OS HDD: Patriot Pyro 60GB SSD

Secondary HDD: OCZ Vertex 4 256GB SSD (firmware v1.5)

OS: Windows 7 Professional 64-bit



Initial tests of the Vertex 4 published around the web discovered subpar sequential read performance at low queue depths from the Everest 2 controller. Two firmware updates and four months later, this issue seems to have been eradicated. It's only logical that we take advantage of this latest firmware for our benchmark testing. With the latest firmware version 1.5, OCZ promises the following improvements:

  • Improved sequential file transfer performance for 128GB, 256GB, and 512GB models
  • Optimized idle garbage collection algorithms to extend the benefits of performance mode by enabling the feature across a greater percentage of the drive
  • Improved HBA/RAID card compatibility
  • Further improved compatibility with desktop and mobile ATA security features
  • Corrected a corner case issue where the "Remaining Life" SMART attribute could be reported incorrectly


As real-world comparisons between SSDs are very difficult if not impossible to implement without custom measuring techniques, benchmarking tools that test the major facets of performance such as sequential read/write speeds, random read/write speeds, and incompressible/compressible read/write speeds are valuable tools for reporting a quantifiable difference betwen drives.
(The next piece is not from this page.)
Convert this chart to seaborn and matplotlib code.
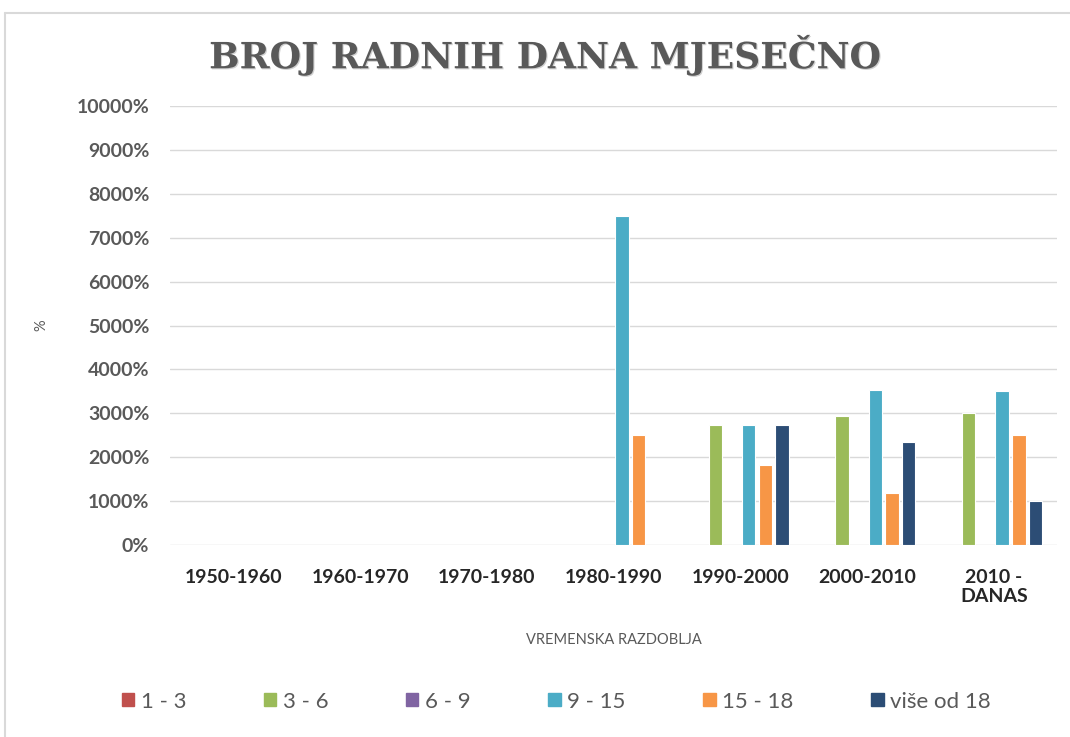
import pandas as pd
import seaborn as sb
import matplotlib.pyplot as plt
from matplotlib.ticker import PercentFormatter
from matplotlib.lines import Line2D
import matplotlib.patheffects as pe

# Data (values in %, axis shows them x100 like the original Excel chart)
razdoblja = ['1950-1960', '1960-1970', '1970-1980', '1980-1990',
             '1990-2000', '2000-2010', '2010 -\nDANAS']
serije = ['1 - 3', '3 - 6', '6 - 9', '9 - 15', '15 - 18', 'više od 18']
v_1_3 = [0, 0, 0, 0, 0, 0, 0]
v_3_6 = [0, 0, 0, 0, 27.27, 29.41, 30.0]
v_6_9 = [0, 0, 0, 0, 0, 0, 0]
v_9_15 = [0, 0, 0, 75.0, 27.27, 35.29, 35.0]
v_15_18 = [0, 0, 0, 25.0, 18.18, 11.76, 25.0]
v_18 = [0, 0, 0, 0, 27.27, 23.53, 10.0]
boje = ['#C0504D', '#9BBB59', '#8064A2', '#4BACC6', '#F79646', '#2C4D75']

rows = []
for s, vals in zip(serije, [v_1_3, v_3_6, v_6_9, v_9_15, v_15_18, v_18]):
    for r, v in zip(razdoblja, vals):
        rows.append({'razdoblje': r, 'serija': s, 'vrijednost': v})
Data = pd.DataFrame(rows)

sb.set_style('white')
plt.rcParams['font.family'] = ['Lato', 'DejaVu Sans']

fig = plt.figure(figsize=(10.7, 7.37), dpi=100)
ax = fig.add_axes([0.159, 0.2605, 0.829, 0.5955])

sb.barplot(data=Data, x='razdoblje', y='vrijednost', hue='serija',
           palette=boje, saturation=1, width=0.79, gap=0.2, edgecolor='white',
           linewidth=0.8, ax=ax)

ax.set_ylim(0, 100)
ax.set_yticks(range(0, 101, 10))
ax.yaxis.set_major_formatter(PercentFormatter(xmax=1, decimals=0))
ax.grid(axis='y', color='#d9d9d9', linewidth=1)
ax.set_axisbelow(True)
for sp in ax.spines.values():
    sp.set_visible(False)
ax.tick_params(axis='y', length=0, pad=15, labelsize=14, labelcolor='#595959')
ax.tick_params(axis='x', length=0, pad=17, labelsize=14, labelcolor='#262626')
for t in ax.get_yticklabels() + ax.get_xticklabels():
    t.set_fontweight('bold')

ax.set_xlabel('VREMENSKA RAZDOBLJA', fontsize=10.5, color='#595959', labelpad=20)
ax.set_ylabel('%', fontsize=10.5, color='#595959', labelpad=20)

ax.legend_.remove()
handles = [plt.Rectangle((0, 0), 1, 1, color=c) for c in boje]
fig.legend(handles, serije, loc='center', bbox_to_anchor=(0.52, 0.048), ncol=6,
           frameon=False, fontsize=16, handlelength=0.55, handleheight=0.55,
           handletextpad=0.3, columnspacing=3.5, labelcolor='#595959')

fig.text(0.51, 0.925, 'BROJ RADNIH DANA MJESEČNO', ha='center', va='center',
         fontsize=26, fontweight='bold', family='DejaVu Serif', color='#595959',
         path_effects=[pe.withSimplePatchShadow(offset=(0.8, -0.8), alpha=0.2)])

# chart frame
fig.add_artist(Line2D([5 / 1070, 1], [1 - 13 / 737, 1 - 13 / 737], color='#d9d9d9', lw=1.5))
fig.add_artist(Line2D([5 / 1070, 5 / 1070], [0, 1 - 13 / 737], color='#d9d9d9', lw=1.5))

plt.savefig('out.png', dpi=100)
For our testing we used CrystalDiskMark, ATTO,  AS SSD, and the Storage Benchmark of PCMark7. Reporting the 4k file size provides a representative measure of performance during normal usage, since OS operations generally consist of many small file transfers. For an objective measure of real-life performance, PCMark 7 is a reliable solution for extracting an overall score as well as important real-life metrics, such as application loading and game data transfers. As there is an inherent amount of variability between benchmarks, we ran them with larger sizes to allow the speeds to average over a longer period of time.  We ran four runs of each benchmark and averaged the numbers to further offset variability.